(Exercise description): Tally the lines containing "this" and report the number alone.
==== Material to process
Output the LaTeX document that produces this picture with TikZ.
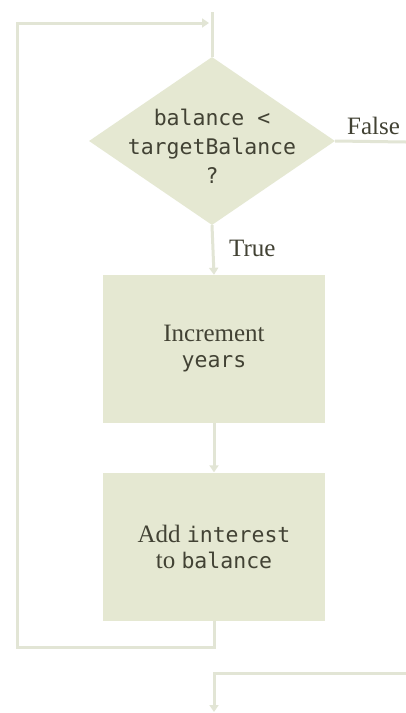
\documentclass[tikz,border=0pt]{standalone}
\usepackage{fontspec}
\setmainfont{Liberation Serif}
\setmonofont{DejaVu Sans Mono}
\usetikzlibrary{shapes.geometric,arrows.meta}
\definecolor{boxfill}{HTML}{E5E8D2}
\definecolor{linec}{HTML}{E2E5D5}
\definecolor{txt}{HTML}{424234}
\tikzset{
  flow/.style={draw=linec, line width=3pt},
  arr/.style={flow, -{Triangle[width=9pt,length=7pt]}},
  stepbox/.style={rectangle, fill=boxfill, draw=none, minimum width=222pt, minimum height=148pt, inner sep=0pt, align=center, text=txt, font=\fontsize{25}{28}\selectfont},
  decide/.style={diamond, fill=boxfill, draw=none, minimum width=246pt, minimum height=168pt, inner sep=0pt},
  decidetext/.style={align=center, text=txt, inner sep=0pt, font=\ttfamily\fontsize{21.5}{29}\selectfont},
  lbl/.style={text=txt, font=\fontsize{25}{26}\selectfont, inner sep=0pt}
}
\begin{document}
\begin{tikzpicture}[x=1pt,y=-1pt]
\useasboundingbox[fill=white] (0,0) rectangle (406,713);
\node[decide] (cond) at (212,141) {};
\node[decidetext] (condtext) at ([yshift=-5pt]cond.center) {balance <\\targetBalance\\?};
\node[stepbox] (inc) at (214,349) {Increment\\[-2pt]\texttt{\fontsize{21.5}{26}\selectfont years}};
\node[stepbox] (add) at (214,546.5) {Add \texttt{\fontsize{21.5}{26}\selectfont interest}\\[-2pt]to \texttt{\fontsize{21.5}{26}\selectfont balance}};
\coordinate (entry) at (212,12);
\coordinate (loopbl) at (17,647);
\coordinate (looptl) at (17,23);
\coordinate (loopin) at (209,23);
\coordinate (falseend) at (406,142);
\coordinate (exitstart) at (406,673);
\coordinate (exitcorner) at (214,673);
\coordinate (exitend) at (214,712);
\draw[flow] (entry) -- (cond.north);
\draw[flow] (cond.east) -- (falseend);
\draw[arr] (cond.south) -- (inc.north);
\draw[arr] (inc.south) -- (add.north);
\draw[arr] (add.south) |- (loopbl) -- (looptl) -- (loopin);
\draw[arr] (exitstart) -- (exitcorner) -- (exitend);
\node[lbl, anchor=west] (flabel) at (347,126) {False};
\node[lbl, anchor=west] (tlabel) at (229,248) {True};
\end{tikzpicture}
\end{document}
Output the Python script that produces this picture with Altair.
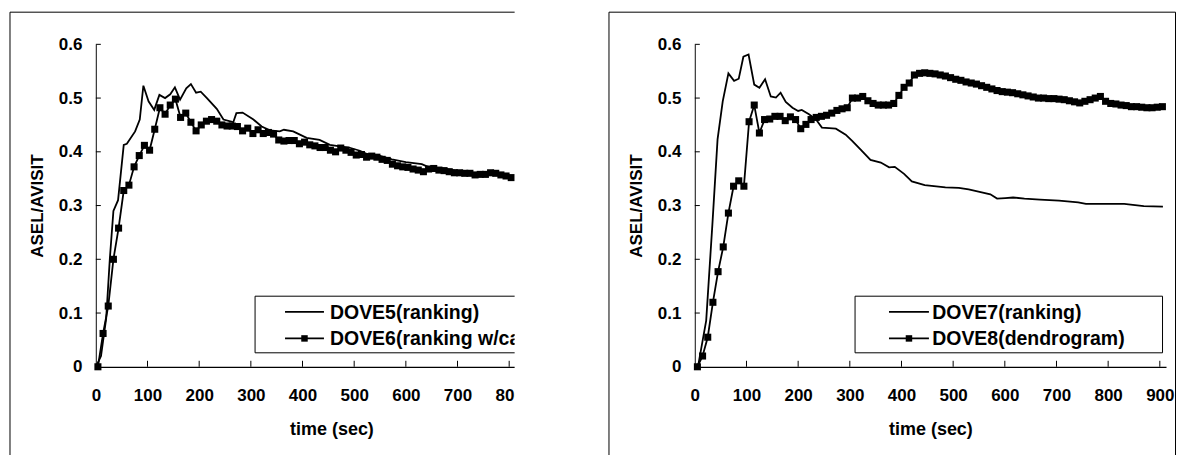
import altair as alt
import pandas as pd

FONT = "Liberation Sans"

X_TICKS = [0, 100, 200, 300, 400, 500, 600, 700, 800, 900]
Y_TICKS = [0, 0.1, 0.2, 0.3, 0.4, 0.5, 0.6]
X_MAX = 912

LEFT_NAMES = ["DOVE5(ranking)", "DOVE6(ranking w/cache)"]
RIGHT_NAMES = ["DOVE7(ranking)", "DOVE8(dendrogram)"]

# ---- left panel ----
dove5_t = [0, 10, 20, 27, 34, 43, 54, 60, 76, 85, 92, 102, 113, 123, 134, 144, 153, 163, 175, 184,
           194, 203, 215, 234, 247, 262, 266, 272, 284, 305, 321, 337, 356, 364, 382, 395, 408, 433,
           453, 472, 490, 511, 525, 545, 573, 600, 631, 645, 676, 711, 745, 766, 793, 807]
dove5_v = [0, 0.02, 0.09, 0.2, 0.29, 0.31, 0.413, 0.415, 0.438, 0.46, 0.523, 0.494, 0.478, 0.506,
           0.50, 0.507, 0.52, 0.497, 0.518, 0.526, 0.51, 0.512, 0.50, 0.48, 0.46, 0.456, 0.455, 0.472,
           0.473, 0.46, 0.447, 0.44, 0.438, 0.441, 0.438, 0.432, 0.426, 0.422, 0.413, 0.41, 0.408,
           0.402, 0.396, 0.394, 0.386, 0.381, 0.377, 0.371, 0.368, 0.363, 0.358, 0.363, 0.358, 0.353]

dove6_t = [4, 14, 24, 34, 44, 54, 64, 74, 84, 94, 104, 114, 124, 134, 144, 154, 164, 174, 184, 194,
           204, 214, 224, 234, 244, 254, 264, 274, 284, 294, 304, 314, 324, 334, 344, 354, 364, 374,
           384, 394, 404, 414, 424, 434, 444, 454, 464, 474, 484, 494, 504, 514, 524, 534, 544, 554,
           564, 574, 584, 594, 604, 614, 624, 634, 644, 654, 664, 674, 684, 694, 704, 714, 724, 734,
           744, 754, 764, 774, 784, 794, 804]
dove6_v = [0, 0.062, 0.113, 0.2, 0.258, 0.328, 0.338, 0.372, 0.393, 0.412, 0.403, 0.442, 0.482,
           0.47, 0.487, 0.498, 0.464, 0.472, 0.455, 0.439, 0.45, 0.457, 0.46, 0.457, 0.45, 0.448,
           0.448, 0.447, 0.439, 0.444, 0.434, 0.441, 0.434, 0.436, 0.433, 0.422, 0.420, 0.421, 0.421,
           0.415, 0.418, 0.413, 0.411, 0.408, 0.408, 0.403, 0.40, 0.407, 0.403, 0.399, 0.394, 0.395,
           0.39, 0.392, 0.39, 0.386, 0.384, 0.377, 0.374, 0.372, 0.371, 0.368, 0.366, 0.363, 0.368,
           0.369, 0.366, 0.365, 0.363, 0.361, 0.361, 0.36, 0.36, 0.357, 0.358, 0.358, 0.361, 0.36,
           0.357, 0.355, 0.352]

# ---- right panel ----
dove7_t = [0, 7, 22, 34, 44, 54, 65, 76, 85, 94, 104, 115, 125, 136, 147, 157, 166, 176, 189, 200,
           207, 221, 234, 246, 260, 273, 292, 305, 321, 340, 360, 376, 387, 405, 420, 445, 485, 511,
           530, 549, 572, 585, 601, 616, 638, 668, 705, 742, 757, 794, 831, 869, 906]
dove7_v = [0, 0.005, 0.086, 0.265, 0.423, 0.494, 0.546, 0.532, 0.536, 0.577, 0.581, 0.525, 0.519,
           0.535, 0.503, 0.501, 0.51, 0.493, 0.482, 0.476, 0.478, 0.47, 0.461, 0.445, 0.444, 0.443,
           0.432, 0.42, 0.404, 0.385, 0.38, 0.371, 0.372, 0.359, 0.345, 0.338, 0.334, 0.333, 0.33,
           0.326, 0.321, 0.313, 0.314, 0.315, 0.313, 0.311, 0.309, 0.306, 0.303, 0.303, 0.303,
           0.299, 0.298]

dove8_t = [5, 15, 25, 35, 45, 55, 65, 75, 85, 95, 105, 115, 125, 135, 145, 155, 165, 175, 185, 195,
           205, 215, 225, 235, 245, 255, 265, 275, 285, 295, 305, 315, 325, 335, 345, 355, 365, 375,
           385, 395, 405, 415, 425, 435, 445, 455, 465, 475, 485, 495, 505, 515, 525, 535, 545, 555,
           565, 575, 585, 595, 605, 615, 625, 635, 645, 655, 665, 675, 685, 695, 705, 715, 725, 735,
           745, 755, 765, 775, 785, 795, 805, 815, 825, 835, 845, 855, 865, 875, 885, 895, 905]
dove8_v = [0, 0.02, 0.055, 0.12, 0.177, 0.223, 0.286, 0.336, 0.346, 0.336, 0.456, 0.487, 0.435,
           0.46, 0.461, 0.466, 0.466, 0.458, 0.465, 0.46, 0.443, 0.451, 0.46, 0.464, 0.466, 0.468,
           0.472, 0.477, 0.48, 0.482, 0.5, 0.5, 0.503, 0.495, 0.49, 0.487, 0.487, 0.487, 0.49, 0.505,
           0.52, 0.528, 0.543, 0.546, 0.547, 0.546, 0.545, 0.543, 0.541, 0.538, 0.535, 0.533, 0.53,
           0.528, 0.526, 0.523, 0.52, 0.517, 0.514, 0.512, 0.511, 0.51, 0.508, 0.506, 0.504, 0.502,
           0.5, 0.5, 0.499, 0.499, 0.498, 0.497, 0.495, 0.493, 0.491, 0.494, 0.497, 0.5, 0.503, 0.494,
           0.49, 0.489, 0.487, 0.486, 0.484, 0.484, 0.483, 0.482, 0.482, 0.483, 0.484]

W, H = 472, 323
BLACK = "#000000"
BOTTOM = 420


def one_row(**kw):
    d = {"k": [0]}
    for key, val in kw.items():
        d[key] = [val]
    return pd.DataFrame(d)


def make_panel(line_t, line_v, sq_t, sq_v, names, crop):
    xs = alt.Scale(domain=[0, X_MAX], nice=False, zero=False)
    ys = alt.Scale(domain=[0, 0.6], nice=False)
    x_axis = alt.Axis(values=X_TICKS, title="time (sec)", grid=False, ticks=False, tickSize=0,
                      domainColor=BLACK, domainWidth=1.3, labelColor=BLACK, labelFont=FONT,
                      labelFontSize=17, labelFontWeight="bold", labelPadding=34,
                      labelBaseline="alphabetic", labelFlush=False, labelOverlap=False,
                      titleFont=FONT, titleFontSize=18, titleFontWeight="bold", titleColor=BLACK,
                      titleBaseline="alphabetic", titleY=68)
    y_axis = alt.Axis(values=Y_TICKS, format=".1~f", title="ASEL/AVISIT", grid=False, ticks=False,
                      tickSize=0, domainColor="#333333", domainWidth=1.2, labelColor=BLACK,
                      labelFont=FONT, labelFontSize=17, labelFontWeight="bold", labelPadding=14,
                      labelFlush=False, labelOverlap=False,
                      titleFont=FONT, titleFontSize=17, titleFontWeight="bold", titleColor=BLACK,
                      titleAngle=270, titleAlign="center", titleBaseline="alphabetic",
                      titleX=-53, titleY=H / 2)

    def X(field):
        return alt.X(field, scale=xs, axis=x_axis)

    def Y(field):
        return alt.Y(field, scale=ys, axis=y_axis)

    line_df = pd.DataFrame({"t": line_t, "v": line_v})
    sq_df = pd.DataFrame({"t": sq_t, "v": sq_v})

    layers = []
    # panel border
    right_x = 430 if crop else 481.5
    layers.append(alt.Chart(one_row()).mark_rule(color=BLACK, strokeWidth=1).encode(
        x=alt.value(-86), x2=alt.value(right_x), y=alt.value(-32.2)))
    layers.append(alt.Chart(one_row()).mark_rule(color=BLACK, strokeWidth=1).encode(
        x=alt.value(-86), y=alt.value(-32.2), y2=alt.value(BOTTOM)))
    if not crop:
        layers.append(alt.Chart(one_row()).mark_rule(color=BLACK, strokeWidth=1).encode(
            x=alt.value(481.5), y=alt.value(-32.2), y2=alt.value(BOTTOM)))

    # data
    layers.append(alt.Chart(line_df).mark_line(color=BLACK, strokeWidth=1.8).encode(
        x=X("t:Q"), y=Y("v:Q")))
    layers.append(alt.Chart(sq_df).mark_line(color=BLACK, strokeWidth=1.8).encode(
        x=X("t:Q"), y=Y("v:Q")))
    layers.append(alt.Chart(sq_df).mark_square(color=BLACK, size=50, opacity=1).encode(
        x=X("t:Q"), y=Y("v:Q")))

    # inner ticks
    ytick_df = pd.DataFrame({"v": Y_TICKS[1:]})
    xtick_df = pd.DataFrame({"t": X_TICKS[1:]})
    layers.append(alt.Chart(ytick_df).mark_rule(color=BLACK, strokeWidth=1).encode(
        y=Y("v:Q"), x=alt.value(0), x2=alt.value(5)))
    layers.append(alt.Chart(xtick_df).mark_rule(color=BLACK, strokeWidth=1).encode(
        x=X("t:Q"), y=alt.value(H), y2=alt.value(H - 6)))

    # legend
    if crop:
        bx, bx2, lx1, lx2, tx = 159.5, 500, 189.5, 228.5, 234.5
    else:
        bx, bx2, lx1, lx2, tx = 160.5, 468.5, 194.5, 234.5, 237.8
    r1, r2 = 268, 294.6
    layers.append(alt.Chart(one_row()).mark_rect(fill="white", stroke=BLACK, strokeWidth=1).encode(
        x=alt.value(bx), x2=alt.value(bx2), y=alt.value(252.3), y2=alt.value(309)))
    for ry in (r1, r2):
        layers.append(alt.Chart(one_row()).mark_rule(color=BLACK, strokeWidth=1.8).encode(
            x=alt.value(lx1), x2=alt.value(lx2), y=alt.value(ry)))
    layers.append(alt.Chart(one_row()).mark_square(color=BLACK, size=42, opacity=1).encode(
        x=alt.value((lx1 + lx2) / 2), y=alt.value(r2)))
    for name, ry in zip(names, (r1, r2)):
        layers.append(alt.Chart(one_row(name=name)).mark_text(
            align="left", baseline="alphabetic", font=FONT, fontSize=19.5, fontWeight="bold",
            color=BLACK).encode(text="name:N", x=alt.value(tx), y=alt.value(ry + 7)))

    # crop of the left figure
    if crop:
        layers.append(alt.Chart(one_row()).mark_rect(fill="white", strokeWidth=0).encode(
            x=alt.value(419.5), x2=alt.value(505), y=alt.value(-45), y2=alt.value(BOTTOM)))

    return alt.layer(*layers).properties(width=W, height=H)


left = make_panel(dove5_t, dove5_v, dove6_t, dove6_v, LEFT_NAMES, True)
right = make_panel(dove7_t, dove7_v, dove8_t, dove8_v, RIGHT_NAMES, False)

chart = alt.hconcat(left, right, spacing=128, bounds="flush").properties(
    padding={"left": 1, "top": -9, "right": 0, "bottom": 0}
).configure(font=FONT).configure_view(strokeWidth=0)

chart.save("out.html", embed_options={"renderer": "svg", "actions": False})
========
(Task answer): 2